● **GIVEN MATERIAL**
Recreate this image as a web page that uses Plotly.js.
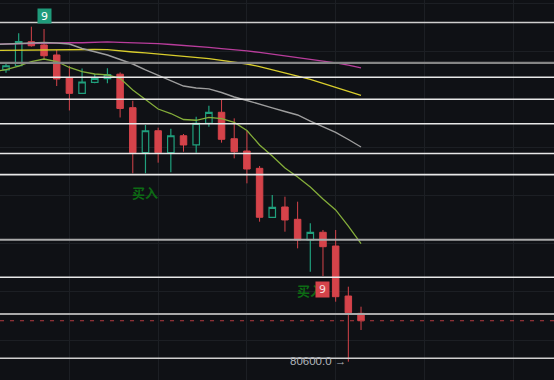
<!DOCTYPE html>
<html>
<head>
<meta charset="utf-8">
<script src="https://cdn.plot.ly/plotly-3.0.1.min.js"></script>
<style>
html,body{margin:0;padding:0;background:#0f1115;}
#chart{width:554px;height:380px;}
</style>
</head>
<body>
<div id="chart"></div>
<script>
// ---- data ----
const candleIndex = [0,1,2,3,4,5,6,7,8,9,10,11,12,13,14,15,16,17,18,19,20,21,22,23,24,25,26,27,28];
const openP  = [110940,111380,113880,113540,112500,110100,108510,109660,110030,110500,107020,102340,104620,102340,104100,103140,105390,106540,103790,102510,100710,95620,96690,95410,93260,94060,92630,87430,85630];
const highP  = [111630,114750,115440,115200,113020,111350,111090,110520,111110,110690,107740,105220,104940,104830,104280,106080,107220,107820,105910,104620,100950,97940,97760,97240,94990,94300,94300,88400,86320];
const lowP   = [110660,111280,113360,111980,109270,106730,108440,109550,109550,106000,100190,100190,101300,100300,102440,102340,105040,103380,101750,99150,95160,95560,94120,92390,89960,89510,86840,80600,83900];
const closeP = [111380,113880,113460,112420,110000,108510,109690,110070,110450,106930,102340,104620,102340,104100,103140,105390,106540,103730,102440,100640,95620,96660,95340,93260,94060,92560,87360,85700,84860];

// moving averages (first value belongs to the candle before the visible window)
const maIndex = [-1,0,1,2,3,4,5,6,7,8,9,10,11,12,13,14,15,16,17,18,19,20,21,22,23,24,25,26,27,28];
const maShort = [110780,110970,111350,111820,112080,111820,111200,110760,110520,110420,110070,108860,107870,106880,106410,105790,105710,106000,105890,105480,104650,103140,101990,100750,99810,98770,97520,96380,94710,92890];
const maMid   = [113590,113640,113690,113740,113800,113740,113640,113170,112860,112500,112030,111560,110940,110370,109790,109270,109070,108980,108600,108130,107770,107350,106990,106620,106260,105630,105060,104440,103710,102930];
const maLong  = [112970,112990,113020,113040,113060,113070,113070,113070,113070,113060,112970,112810,112710,112600,112450,112340,112240,112130,111930,111770,111560,111300,110990,110680,110310,109950,109530,109120,108720,108310];
const maXLong = [113610,113640,113690,113740,113770,113770,113770,113770,113820,113870,113820,113790,113770,113690,113590,113510,113410,113300,113170,113060,112930,112760,112580,112410,112240,112060,111880,111680,111440,111160];

// drawn horizontal levels
const levels = [115890,111680,110180,107890,105350,102250,100060,93280,89380,85560,80960];
const levelKind = ['light','gray','white','white','white','white','white','gray2','white','gray2','light'];

// signals
const buySignalIdx = [11,24];
const buyText = '买入';
const topNineIdx = 3;
const bottomNineIdx = 25;
const nineText = '9';

// ---- styles ----
const BG = '#0f1115';
const RED = '#d5434a';
const GREEN = '#20a07d';
const levelStyle = {
  light:{color:'#cfcfcf',width:1.5},
  white:{color:'#e8e8e8',width:1.6},
  gray:{color:'#858585',width:2.4},
  gray2:{color:'#aaaaaa',width:2}
};

const traces = [
  {
    type:'candlestick', x:candleIndex, open:openP, high:highP, low:lowP, close:closeP,
    increasing:{line:{color:GREEN,width:1.2}, fillcolor:BG},
    decreasing:{line:{color:RED,width:1}, fillcolor:RED},
    whiskerwidth:0, hoverinfo:'skip', showlegend:false
  },
  {type:'scatter',mode:'lines',x:maIndex,y:maXLong,line:{color:'#b93d9c',width:1.3},hoverinfo:'skip',showlegend:false},
  {type:'scatter',mode:'lines',x:maIndex,y:maLong,line:{color:'#d9cd2c',width:1.3},hoverinfo:'skip',showlegend:false},
  {type:'scatter',mode:'lines',x:maIndex,y:maMid,line:{color:'#9e9e9e',width:1.4},hoverinfo:'skip',showlegend:false},
  {type:'scatter',mode:'lines',x:maIndex,y:maShort,line:{color:'#84ad3a',width:1.3},hoverinfo:'skip',showlegend:false}
];

const shapes = levels.map((v,i)=>({
  type:'line', xref:'paper', x0:0, x1:1, yref:'y', y0:v, y1:v, layer:'above',
  line:{color:levelStyle[levelKind[i]].color, width:levelStyle[levelKind[i]].width}
}));
const last = closeP.length-1;
shapes.push({type:'line', xref:'paper', x0:0, x1:1, yref:'y', y0:closeP[last], y1:closeP[last], layer:'above',
  line:{color:'#b33a3f', width:1, dash:'4px,6px'}});

const annotations = [];
buySignalIdx.forEach(i=>{
  annotations.push({x:i, y:lowP[i], xref:'x', yref:'y', text:buyText, showarrow:false,
    yshift:-19, font:{family:'Noto Sans CJK SC', size:13, color:'#0d6a14', weight:'bold'}});
});
annotations.push({x:topNineIdx, y:highP[topNineIdx], xref:'x', yref:'y', text:nineText,
  showarrow:true, ax:0, ay:-13, arrowhead:0, arrowwidth:0.01, arrowcolor:'rgba(0,0,0,0)',
  bgcolor:'#1f9b7b', borderpad:1, width:11, height:12,
  font:{family:'DejaVu Sans', size:11, color:'#ffffff'}});
annotations.push({x:bottomNineIdx, y:lowP[bottomNineIdx], xref:'x', yref:'y', text:nineText,
  showarrow:true, ax:0, ay:13.5, arrowhead:0, arrowwidth:0.01, arrowcolor:'rgba(0,0,0,0)',
  bgcolor:'#d5434a', borderpad:1, width:11, height:13,
  font:{family:'DejaVu Sans', size:11, color:'#f6dede'}});
const minLow = Math.min(...lowP);
const minIdx = lowP.indexOf(minLow);
annotations.push({x:minIdx, y:minLow, xref:'x', yref:'y', text:minLow.toFixed(1)+' →',
  showarrow:false, xanchor:'right', yanchor:'middle', xshift:0, yshift:1,
  font:{family:'Liberation Sans', size:11.5, color:'#b0b4ba'}});

const layout = {
  width:554, height:380, margin:{l:0,r:0,t:0,b:0},
  paper_bgcolor:BG, plot_bgcolor:BG, boxgap:0.27,
  showlegend:false, hovermode:false,
  xaxis:{range:[-0.473,43.22], showticklabels:false, zeroline:false, showline:false,
    showgrid:true, gridcolor:'#1c1f24', gridwidth:1, tick0:5, dtick:7, ticks:'',
    rangeslider:{visible:false}, fixedrange:true},
  yaxis:{range:[78697,118217], showticklabels:false, zeroline:false, showline:false,
    showgrid:true, gridcolor:'#1c1f24', gridwidth:1, tick0:82857, dtick:5000, ticks:'', fixedrange:true},
  shapes:shapes, annotations:annotations
};

Plotly.newPlot('chart', traces, layout, {staticPlot:true, displayModeBar:false});
</script>
</body>
</html>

● **GIVEN TASK**
Quote the full listing above word for word; exclude every picture from the copy.

● **REPLY**
Recreate this image as a web page that uses Plotly.js.
<!DOCTYPE html>
<html>
<head>
<meta charset="utf-8">
<script src="https://cdn.plot.ly/plotly-3.0.1.min.js"></script>
<style>
html,body{margin:0;padding:0;background:#0f1115;}
#chart{width:554px;height:380px;}
</style>
</head>
<body>
<div id="chart"></div>
<script>
// ---- data ----
const candleIndex = [0,1,2,3,4,5,6,7,8,9,10,11,12,13,14,15,16,17,18,19,20,21,22,23,24,25,26,27,28];
const openP  = [110940,111380,113880,113540,112500,110100,108510,109660,110030,110500,107020,102340,104620,102340,104100,103140,105390,106540,103790,102510,100710,95620,96690,95410,93260,94060,92630,87430,85630];
const highP  = [111630,114750,115440,115200,113020,111350,111090,110520,111110,110690,107740,105220,104940,104830,104280,106080,107220,107820,105910,104620,100950,97940,97760,97240,94990,94300,94300,88400,86320];
const lowP   = [110660,111280,113360,111980,109270,106730,108440,109550,109550,106000,100190,100190,101300,100300,102440,102340,105040,103380,101750,99150,95160,95560,94120,92390,89960,89510,86840,80600,83900];
const closeP = [111380,113880,113460,112420,110000,108510,109690,110070,110450,106930,102340,104620,102340,104100,103140,105390,106540,103730,102440,100640,95620,96660,95340,93260,94060,92560,87360,85700,84860];

// moving averages (first value belongs to the candle before the visible window)
const maIndex = [-1,0,1,2,3,4,5,6,7,8,9,10,11,12,13,14,15,16,17,18,19,20,21,22,23,24,25,26,27,28];
const maShort = [110780,110970,111350,111820,112080,111820,111200,110760,110520,110420,110070,108860,107870,106880,106410,105790,105710,106000,105890,105480,104650,103140,101990,100750,99810,98770,97520,96380,94710,92890];
const maMid   = [113590,113640,113690,113740,113800,113740,113640,113170,112860,112500,112030,111560,110940,110370,109790,109270,109070,108980,108600,108130,107770,107350,106990,106620,106260,105630,105060,104440,103710,102930];
const maLong  = [112970,112990,113020,113040,113060,113070,113070,113070,113070,113060,112970,112810,112710,112600,112450,112340,112240,112130,111930,111770,111560,111300,110990,110680,110310,109950,109530,109120,108720,108310];
const maXLong = [113610,113640,113690,113740,113770,113770,113770,113770,113820,113870,113820,113790,113770,113690,113590,113510,113410,113300,113170,113060,112930,112760,112580,112410,112240,112060,111880,111680,111440,111160];

// drawn horizontal levels
const levels = [115890,111680,110180,107890,105350,102250,100060,93280,89380,85560,80960];
const levelKind = ['light','gray','white','white','white','white','white','gray2','white','gray2','light'];

// signals
const buySignalIdx = [11,24];
const buyText = '买入';
const topNineIdx = 3;
const bottomNineIdx = 25;
const nineText = '9';

// ---- styles ----
const BG = '#0f1115';
const RED = '#d5434a';
const GREEN = '#20a07d';
const levelStyle = {
  light:{color:'#cfcfcf',width:1.5},
  white:{color:'#e8e8e8',width:1.6},
  gray:{color:'#858585',width:2.4},
  gray2:{color:'#aaaaaa',width:2}
};

const traces = [
  {
    type:'candlestick', x:candleIndex, open:openP, high:highP, low:lowP, close:closeP,
    increasing:{line:{color:GREEN,width:1.2}, fillcolor:BG},
    decreasing:{line:{color:RED,width:1}, fillcolor:RED},
    whiskerwidth:0, hoverinfo:'skip', showlegend:false
  },
  {type:'scatter',mode:'lines',x:maIndex,y:maXLong,line:{color:'#b93d9c',width:1.3},hoverinfo:'skip',showlegend:false},
  {type:'scatter',mode:'lines',x:maIndex,y:maLong,line:{color:'#d9cd2c',width:1.3},hoverinfo:'skip',showlegend:false},
  {type:'scatter',mode:'lines',x:maIndex,y:maMid,line:{color:'#9e9e9e',width:1.4},hoverinfo:'skip',showlegend:false},
  {type:'scatter',mode:'lines',x:maIndex,y:maShort,line:{color:'#84ad3a',width:1.3},hoverinfo:'skip',showlegend:false}
];

const shapes = levels.map((v,i)=>({
  type:'line', xref:'paper', x0:0, x1:1, yref:'y', y0:v, y1:v, layer:'above',
  line:{color:levelStyle[levelKind[i]].color, width:levelStyle[levelKind[i]].width}
}));
const last = closeP.length-1;
shapes.push({type:'line', xref:'paper', x0:0, x1:1, yref:'y', y0:closeP[last], y1:closeP[last], layer:'above',
  line:{color:'#b33a3f', width:1, dash:'4px,6px'}});

const annotations = [];
buySignalIdx.forEach(i=>{
  annotations.push({x:i, y:lowP[i], xref:'x', yref:'y', text:buyText, showarrow:false,
    yshift:-19, font:{family:'Noto Sans CJK SC', size:13, color:'#0d6a14', weight:'bold'}});
});
annotations.push({x:topNineIdx, y:highP[topNineIdx], xref:'x', yref:'y', text:nineText,
  showarrow:true, ax:0, ay:-13, arrowhead:0, arrowwidth:0.01, arrowcolor:'rgba(0,0,0,0)',
  bgcolor:'#1f9b7b', borderpad:1, width:11, height:12,
  font:{family:'DejaVu Sans', size:11, color:'#ffffff'}});
annotations.push({x:bottomNineIdx, y:lowP[bottomNineIdx], xref:'x', yref:'y', text:nineText,
  showarrow:true, ax:0, ay:13.5, arrowhead:0, arrowwidth:0.01, arrowcolor:'rgba(0,0,0,0)',
  bgcolor:'#d5434a', borderpad:1, width:11, height:13,
  font:{family:'DejaVu Sans', size:11, color:'#f6dede'}});
const minLow = Math.min(...lowP);
const minIdx = lowP.indexOf(minLow);
annotations.push({x:minIdx, y:minLow, xref:'x', yref:'y', text:minLow.toFixed(1)+' →',
  showarrow:false, xanchor:'right', yanchor:'middle', xshift:0, yshift:1,
  font:{family:'Liberation Sans', size:11.5, color:'#b0b4ba'}});

const layout = {
  width:554, height:380, margin:{l:0,r:0,t:0,b:0},
  paper_bgcolor:BG, plot_bgcolor:BG, boxgap:0.27,
  showlegend:false, hovermode:false,
  xaxis:{range:[-0.473,43.22], showticklabels:false, zeroline:false, showline:false,
    showgrid:true, gridcolor:'#1c1f24', gridwidth:1, tick0:5, dtick:7, ticks:'',
    rangeslider:{visible:false}, fixedrange:true},
  yaxis:{range:[78697,118217], showticklabels:false, zeroline:false, showline:false,
    showgrid:true, gridcolor:'#1c1f24', gridwidth:1, tick0:82857, dtick:5000, ticks:'', fixedrange:true},
  shapes:shapes, annotations:annotations
};

Plotly.newPlot('chart', traces, layout, {staticPlot:true, displayModeBar:false});
</script>
</body>
</html>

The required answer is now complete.